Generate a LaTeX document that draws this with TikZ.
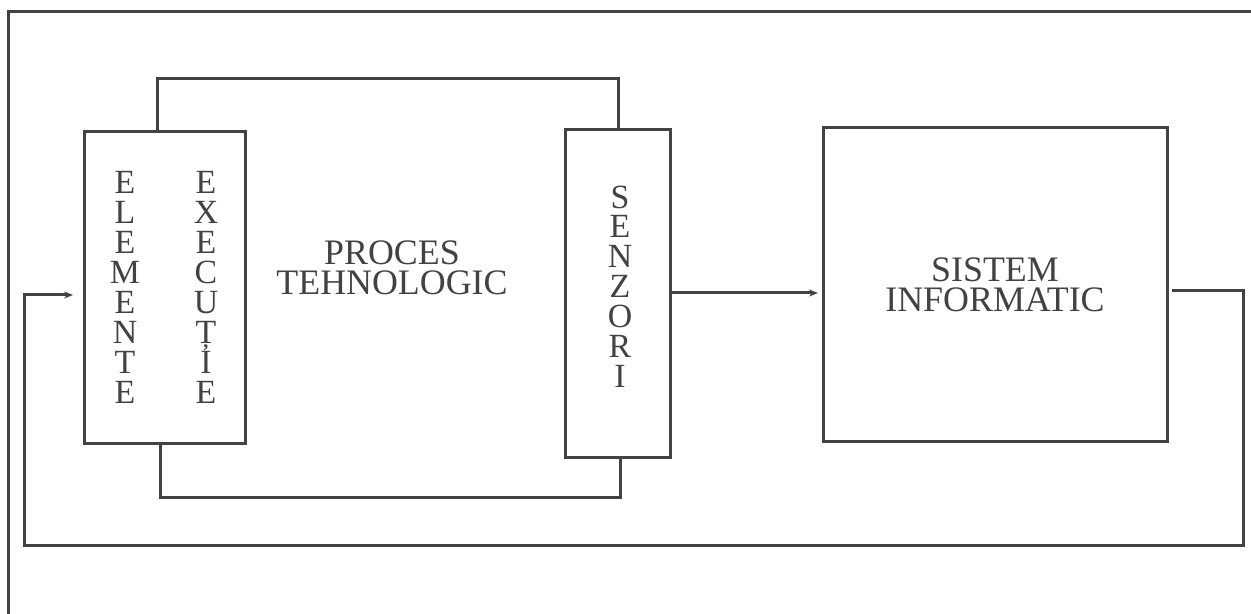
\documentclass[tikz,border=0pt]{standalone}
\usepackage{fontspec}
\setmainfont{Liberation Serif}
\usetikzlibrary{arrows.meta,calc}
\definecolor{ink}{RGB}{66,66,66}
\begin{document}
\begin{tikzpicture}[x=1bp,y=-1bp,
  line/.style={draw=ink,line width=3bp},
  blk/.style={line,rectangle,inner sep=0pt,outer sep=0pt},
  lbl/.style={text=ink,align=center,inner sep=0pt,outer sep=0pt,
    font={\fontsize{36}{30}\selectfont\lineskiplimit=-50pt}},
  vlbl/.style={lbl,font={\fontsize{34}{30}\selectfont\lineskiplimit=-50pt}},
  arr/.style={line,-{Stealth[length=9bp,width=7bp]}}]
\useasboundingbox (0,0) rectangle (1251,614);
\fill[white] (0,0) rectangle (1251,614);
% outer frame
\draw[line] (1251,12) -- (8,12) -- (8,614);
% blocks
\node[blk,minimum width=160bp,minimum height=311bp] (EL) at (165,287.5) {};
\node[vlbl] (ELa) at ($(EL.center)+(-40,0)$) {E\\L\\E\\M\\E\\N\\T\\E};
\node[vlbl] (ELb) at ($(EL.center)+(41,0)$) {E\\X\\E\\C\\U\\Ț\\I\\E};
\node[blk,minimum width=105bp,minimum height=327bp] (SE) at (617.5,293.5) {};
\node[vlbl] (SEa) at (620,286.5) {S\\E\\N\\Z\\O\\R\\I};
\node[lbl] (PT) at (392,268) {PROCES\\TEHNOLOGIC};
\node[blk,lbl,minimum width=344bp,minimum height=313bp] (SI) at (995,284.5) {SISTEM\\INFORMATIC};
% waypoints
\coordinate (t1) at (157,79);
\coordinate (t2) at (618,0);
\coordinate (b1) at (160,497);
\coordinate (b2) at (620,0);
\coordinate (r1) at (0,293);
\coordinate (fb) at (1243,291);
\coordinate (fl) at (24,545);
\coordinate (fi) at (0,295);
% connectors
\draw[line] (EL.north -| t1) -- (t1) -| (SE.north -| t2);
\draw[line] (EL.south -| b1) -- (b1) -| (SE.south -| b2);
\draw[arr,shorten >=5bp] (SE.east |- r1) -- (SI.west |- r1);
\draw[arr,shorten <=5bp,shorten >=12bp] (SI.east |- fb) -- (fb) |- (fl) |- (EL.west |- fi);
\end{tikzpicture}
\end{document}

#### [Task directions]
Reproduce the material in its entirety and word for word, without the pictures.

#### [Result for this task]
Generate a LaTeX document that draws this with TikZ.
\documentclass[tikz,border=0pt]{standalone}
\usepackage{fontspec}
\setmainfont{Liberation Serif}
\usetikzlibrary{arrows.meta,calc}
\definecolor{ink}{RGB}{66,66,66}
\begin{document}
\begin{tikzpicture}[x=1bp,y=-1bp,
  line/.style={draw=ink,line width=3bp},
  blk/.style={line,rectangle,inner sep=0pt,outer sep=0pt},
  lbl/.style={text=ink,align=center,inner sep=0pt,outer sep=0pt,
    font={\fontsize{36}{30}\selectfont\lineskiplimit=-50pt}},
  vlbl/.style={lbl,font={\fontsize{34}{30}\selectfont\lineskiplimit=-50pt}},
  arr/.style={line,-{Stealth[length=9bp,width=7bp]}}]
\useasboundingbox (0,0) rectangle (1251,614);
\fill[white] (0,0) rectangle (1251,614);
% outer frame
\draw[line] (1251,12) -- (8,12) -- (8,614);
% blocks
\node[blk,minimum width=160bp,minimum height=311bp] (EL) at (165,287.5) {};
\node[vlbl] (ELa) at ($(EL.center)+(-40,0)$) {E\\L\\E\\M\\E\\N\\T\\E};
\node[vlbl] (ELb) at ($(EL.center)+(41,0)$) {E\\X\\E\\C\\U\\Ț\\I\\E};
\node[blk,minimum width=105bp,minimum height=327bp] (SE) at (617.5,293.5) {};
\node[vlbl] (SEa) at (620,286.5) {S\\E\\N\\Z\\O\\R\\I};
\node[lbl] (PT) at (392,268) {PROCES\\TEHNOLOGIC};
\node[blk,lbl,minimum width=344bp,minimum height=313bp] (SI) at (995,284.5) {SISTEM\\INFORMATIC};
% waypoints
\coordinate (t1) at (157,79);
\coordinate (t2) at (618,0);
\coordinate (b1) at (160,497);
\coordinate (b2) at (620,0);
\coordinate (r1) at (0,293);
\coordinate (fb) at (1243,291);
\coordinate (fl) at (24,545);
\coordinate (fi) at (0,295);
% connectors
\draw[line] (EL.north -| t1) -- (t1) -| (SE.north -| t2);
\draw[line] (EL.south -| b1) -- (b1) -| (SE.south -| b2);
\draw[arr,shorten >=5bp] (SE.east |- r1) -- (SI.west |- r1);
\draw[arr,shorten <=5bp,shorten >=12bp] (SI.east |- fb) -- (fb) |- (fl) |- (EL.west |- fi);
\end{tikzpicture}
\end{document}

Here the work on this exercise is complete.